Exercise brief = Extract, unchanged, each line of the listing below from its first line through the line that contains "(0,0) rectangle (1238,1515);", inclusive, and nothing else.
• • • •
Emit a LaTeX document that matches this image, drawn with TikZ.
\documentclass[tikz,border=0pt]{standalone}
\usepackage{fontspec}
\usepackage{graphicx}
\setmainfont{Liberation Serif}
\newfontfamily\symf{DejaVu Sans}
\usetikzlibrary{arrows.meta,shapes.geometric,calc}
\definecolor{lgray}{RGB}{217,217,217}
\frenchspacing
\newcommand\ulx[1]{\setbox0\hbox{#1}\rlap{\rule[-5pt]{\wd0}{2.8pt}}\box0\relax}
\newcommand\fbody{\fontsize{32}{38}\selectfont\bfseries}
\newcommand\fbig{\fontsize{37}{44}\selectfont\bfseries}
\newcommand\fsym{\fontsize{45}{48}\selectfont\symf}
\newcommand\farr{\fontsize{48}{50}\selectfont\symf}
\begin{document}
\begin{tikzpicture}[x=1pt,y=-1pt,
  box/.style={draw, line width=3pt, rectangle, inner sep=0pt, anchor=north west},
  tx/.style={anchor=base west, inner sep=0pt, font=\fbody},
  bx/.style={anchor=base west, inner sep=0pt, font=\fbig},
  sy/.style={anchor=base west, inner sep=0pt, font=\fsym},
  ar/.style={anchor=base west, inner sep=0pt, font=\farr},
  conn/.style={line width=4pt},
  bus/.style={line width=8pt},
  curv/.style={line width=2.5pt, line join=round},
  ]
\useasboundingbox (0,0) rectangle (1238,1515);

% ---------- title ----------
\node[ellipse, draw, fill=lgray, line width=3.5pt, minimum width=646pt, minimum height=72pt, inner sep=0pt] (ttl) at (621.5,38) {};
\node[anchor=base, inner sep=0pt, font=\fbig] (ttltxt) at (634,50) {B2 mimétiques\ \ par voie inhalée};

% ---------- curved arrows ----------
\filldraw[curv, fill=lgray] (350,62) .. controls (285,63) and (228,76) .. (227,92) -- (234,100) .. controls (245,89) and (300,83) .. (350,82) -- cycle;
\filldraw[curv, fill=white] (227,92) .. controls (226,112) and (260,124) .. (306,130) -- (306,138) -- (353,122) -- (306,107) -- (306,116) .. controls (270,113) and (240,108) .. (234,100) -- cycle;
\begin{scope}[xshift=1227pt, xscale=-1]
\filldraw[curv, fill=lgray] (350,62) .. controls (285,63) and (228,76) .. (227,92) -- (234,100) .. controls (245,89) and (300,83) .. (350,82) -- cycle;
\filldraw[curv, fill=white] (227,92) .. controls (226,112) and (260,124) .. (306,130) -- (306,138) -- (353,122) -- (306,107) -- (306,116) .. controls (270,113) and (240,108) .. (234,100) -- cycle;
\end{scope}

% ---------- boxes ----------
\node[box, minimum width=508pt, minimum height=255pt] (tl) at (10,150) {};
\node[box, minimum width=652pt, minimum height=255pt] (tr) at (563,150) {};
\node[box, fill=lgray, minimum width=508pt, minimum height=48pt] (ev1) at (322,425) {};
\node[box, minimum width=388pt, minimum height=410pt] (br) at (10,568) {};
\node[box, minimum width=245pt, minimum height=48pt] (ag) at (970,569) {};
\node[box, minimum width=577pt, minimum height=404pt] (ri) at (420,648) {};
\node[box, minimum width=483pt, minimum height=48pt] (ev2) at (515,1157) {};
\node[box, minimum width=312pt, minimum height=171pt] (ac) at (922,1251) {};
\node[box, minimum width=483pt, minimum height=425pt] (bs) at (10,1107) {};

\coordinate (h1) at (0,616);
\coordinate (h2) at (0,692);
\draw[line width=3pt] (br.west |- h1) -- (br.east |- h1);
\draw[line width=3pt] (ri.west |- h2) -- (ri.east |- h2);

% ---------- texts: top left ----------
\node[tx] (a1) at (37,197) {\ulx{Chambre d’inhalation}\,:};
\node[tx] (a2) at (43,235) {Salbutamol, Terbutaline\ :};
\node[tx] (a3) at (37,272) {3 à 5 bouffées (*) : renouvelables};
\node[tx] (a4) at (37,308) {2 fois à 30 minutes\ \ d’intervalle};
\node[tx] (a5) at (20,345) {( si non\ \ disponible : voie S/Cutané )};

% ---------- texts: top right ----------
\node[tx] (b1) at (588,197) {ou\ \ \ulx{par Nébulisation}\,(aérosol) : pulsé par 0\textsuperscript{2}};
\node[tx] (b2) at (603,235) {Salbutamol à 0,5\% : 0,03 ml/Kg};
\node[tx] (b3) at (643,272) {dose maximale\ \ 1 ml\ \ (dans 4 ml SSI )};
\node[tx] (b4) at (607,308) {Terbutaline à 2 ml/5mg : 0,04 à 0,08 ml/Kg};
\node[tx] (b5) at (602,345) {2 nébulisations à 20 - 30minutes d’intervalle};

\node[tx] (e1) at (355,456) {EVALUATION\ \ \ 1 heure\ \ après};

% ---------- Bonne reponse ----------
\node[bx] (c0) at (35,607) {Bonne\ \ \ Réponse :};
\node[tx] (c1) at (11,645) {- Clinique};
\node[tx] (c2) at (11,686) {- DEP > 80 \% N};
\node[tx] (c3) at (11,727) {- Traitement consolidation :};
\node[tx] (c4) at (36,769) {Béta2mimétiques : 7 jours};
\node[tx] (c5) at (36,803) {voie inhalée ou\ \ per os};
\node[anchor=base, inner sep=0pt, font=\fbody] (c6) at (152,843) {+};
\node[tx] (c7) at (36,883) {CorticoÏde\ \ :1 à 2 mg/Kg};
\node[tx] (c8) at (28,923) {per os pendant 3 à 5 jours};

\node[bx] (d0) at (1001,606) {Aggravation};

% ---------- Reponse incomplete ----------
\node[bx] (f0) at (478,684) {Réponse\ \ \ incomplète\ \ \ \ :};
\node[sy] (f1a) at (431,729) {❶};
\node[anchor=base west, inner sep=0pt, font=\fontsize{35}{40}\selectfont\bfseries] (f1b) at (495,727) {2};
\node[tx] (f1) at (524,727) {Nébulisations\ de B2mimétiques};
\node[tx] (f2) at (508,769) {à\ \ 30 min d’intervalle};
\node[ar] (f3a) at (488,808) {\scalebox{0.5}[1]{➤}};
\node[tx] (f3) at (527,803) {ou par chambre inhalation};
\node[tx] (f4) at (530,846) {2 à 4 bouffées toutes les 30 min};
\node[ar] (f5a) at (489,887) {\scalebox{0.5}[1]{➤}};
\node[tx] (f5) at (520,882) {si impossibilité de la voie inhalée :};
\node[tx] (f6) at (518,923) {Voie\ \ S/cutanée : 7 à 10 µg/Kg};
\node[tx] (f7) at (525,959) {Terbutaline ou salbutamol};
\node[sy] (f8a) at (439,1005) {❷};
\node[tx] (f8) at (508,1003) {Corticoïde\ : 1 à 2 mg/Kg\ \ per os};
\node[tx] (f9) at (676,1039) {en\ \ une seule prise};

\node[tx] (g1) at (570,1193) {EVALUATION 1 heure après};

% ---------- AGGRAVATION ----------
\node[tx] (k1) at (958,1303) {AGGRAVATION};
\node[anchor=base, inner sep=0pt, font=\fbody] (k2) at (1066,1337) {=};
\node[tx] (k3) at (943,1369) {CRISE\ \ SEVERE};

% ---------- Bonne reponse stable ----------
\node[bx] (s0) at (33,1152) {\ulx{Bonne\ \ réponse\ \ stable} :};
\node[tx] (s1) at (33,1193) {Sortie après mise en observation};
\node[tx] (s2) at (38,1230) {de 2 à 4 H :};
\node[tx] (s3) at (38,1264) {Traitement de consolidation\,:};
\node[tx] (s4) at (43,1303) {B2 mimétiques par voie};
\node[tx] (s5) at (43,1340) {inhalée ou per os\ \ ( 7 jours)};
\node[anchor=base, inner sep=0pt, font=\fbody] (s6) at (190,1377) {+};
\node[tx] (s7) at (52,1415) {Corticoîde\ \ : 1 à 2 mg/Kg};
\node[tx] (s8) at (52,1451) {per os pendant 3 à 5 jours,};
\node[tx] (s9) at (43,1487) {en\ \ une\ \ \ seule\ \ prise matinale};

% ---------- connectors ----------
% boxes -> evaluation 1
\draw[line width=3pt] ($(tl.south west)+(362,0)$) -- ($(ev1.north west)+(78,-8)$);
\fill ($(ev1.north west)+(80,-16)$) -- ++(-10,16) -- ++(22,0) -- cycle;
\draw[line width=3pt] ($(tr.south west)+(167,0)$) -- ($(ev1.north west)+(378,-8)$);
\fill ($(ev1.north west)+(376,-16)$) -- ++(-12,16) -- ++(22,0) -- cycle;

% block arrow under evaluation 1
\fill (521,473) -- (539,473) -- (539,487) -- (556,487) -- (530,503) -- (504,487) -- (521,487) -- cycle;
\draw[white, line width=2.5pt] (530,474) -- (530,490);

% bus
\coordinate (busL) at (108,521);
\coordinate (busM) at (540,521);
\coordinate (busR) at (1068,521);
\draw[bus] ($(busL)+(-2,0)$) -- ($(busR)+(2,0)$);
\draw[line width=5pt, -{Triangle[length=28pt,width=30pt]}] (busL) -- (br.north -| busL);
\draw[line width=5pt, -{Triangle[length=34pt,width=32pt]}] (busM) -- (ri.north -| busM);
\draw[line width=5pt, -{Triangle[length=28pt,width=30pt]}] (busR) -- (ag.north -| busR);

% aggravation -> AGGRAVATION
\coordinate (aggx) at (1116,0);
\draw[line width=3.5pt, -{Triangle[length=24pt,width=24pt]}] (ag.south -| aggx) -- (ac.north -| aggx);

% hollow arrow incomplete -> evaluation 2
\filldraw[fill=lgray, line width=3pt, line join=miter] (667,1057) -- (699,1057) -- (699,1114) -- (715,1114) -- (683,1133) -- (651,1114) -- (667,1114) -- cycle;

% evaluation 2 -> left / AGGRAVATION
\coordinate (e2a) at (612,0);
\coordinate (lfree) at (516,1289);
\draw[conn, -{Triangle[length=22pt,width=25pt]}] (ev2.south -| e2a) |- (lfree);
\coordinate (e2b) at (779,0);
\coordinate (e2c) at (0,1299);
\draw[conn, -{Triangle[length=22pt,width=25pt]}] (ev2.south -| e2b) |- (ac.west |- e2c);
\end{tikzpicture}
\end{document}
• • • •
Task result =
Emit a LaTeX document that matches this image, drawn with TikZ.
\documentclass[tikz,border=0pt]{standalone}
\usepackage{fontspec}
\usepackage{graphicx}
\setmainfont{Liberation Serif}
\newfontfamily\symf{DejaVu Sans}
\usetikzlibrary{arrows.meta,shapes.geometric,calc}
\definecolor{lgray}{RGB}{217,217,217}
\frenchspacing
\newcommand\ulx[1]{\setbox0\hbox{#1}\rlap{\rule[-5pt]{\wd0}{2.8pt}}\box0\relax}
\newcommand\fbody{\fontsize{32}{38}\selectfont\bfseries}
\newcommand\fbig{\fontsize{37}{44}\selectfont\bfseries}
\newcommand\fsym{\fontsize{45}{48}\selectfont\symf}
\newcommand\farr{\fontsize{48}{50}\selectfont\symf}
\begin{document}
\begin{tikzpicture}[x=1pt,y=-1pt,
  box/.style={draw, line width=3pt, rectangle, inner sep=0pt, anchor=north west},
  tx/.style={anchor=base west, inner sep=0pt, font=\fbody},
  bx/.style={anchor=base west, inner sep=0pt, font=\fbig},
  sy/.style={anchor=base west, inner sep=0pt, font=\fsym},
  ar/.style={anchor=base west, inner sep=0pt, font=\farr},
  conn/.style={line width=4pt},
  bus/.style={line width=8pt},
  curv/.style={line width=2.5pt, line join=round},
  ]
\useasboundingbox (0,0) rectangle (1238,1515);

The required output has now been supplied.